How Dashboards Can Help Inter-Department Alignment And Communication


A few weeks ago I was hanging with Sean Work of KISSmetrics, drinking hippie gunpowder tea in Venice, CA. I mentioned our company dashboard for our free tool that is used to grow email lists at, and Sean was blown away.

Sometimes simple is better.

Here’s what our dashboard looks like:

So what’s going on?

1. One Company Goal

We have only one company goal for the year – one billion unique visitors at

Rationale: As we aligned the company around one priority, it became much easier for all of us to be on the same road traveling in the same direction. We noticed that, during the times we had a common goal everyone was aware of, we were much more focused and likely to achieve it.

This is what Mark did when I worked for him at Facebook. A simple test (I call “the focus test”) used to find out if a company is aligned is to call any employee and ask if they know what the number one goal of the company is. If not, then the goal is not clear. People need clarity for something they can all rally around.

2. A Motivating Sound

We play the sound of an airplane flying overhead every time we reach a goal of 10,000 unique visitors. Click here to listen.

Rationale: While sitting at our computers all day, we lose track of progress, so the audio queue of a flight sound helps us recognize, non-visually, that we are progressing. It gives everyone a chance to cheer. One of the guys on our team was a bit bummed when SumoMe was getting only 10,000 unique visitors a day. I felt the same. But, small wins and the feeling of momentum are powerful motivators that make us want to get more of those wins.

This is something Jeff Bezos did at Amazon where a bell rang for every online order. Eventually, there was too much ringing so they had to stop.

3. Real People

As people subscribe on List Builder at different websites, it’s good to be reminded that we’re dealing with real people.

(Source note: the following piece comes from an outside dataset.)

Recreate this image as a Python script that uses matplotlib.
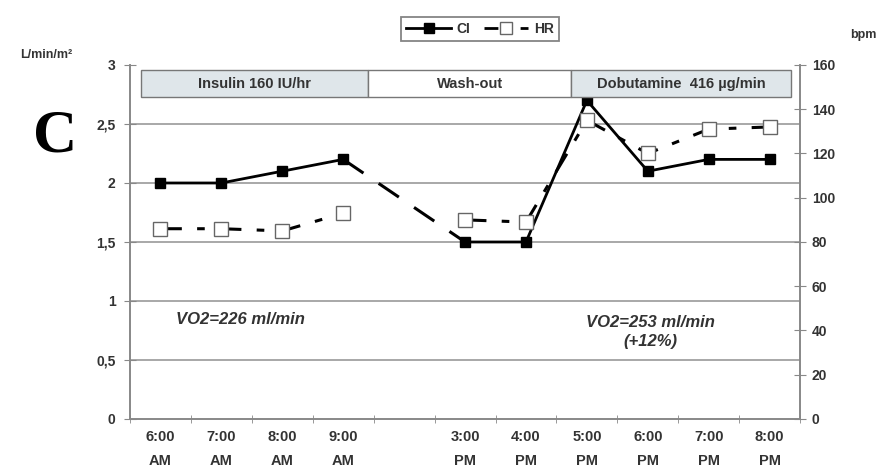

Rationale: At Facebook we had a dashboard and we were growing 50,000 new students a day. What this neglected to take into account was that these were real people using our product. Too often, online, we see only the email address, the analytics, or the money that comes in from our customers. The more we can personify those email addresses, the better we can empathize and create better solutions for our customers.

4. Daily Targets

The bottom / second number is our daily target. It gets reset at midnight, and it helps us clearly and visually see how we are doing in real time.

It’s displayed on our wall while we work:

Rationale: Our goal is one billion unique visitors this year. That seems like it’ll never happen, which is discouraging and demotivating when times are tough. Since that is the case, we mapped out a daily level of numbers we need to reach. Knowing we are on track on the daily helps make the macro seem more digestible.

Why We Do This

We used to track everything, literally. It was RAINING metrics:

This made us optimize toward too many different goals. It was like trying to cook four dishes at once. We’d start optimizing for the number of orders per day, but then revenue per order would go down, so ultimately, we were spinning our wheels. Therefore, choose just one main metric to target and display on your dashboard.

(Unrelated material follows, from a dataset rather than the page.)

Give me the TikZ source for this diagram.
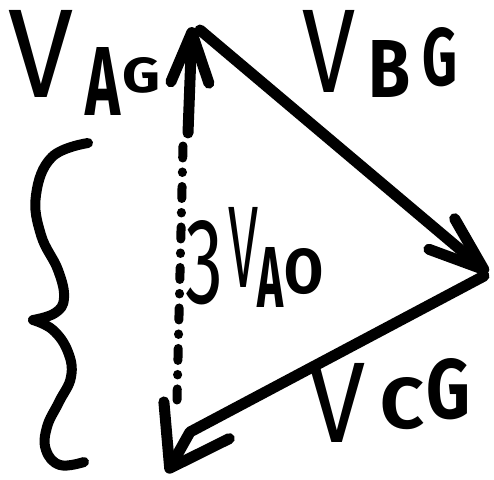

A good way to think about your dashboard with your team is how actionable the information is. If you saw you were down today, could you instantly make an impact with that information? For us, knowing traffic is low one day motivates us to evaluate what’s off on that day.

Then we evolved to having one goal of 3,333 memberships at So we created a dashboard to reflect that:

Yea, real simple. This is what it shows:

  1. Total goal
  2. Percentage of the goal we have reached
  3. Our daily sales

At a high level, your dashboard should reflect the fact that you have united everyone with a common goal and clear alignment. So, set your company goal, clarify the strategy to get there, and then lay out tactics to accomplish the goal.

Goal -> Strategy -> Tactics

What You Can Do for Your OWN Company Today

1. Don’t worry about developing your own dashboard. We always start with a Google Spreadsheet to set our goal and track it on a daily / monthly basis. There are companies like Geckoboard that do this as well. Here’s our current spreadsheet:

2. Pick one goal to target for one year. Anything more is too much, and less is too soon. At AppSumo, we like to choose goals that seem hard to accomplish but are significant. A billion people sounds like a lot and is a motivating number for all of us to strive for. Last year’s goal of 3,333 for Monthly 1K reflected that it would be a million dollar product at that number. We wanted the product to go “platinum.”

3. Remember, your goal has to be something you genuinely want to accomplish. Align everyone on your team around that goal so they are motivated to perform their particular role in order to help achieve it.

4. Break down your goal daily, make sure it’s visible regularly to everyone on your team, and evaluate your progress toward that goal on a weekly basis.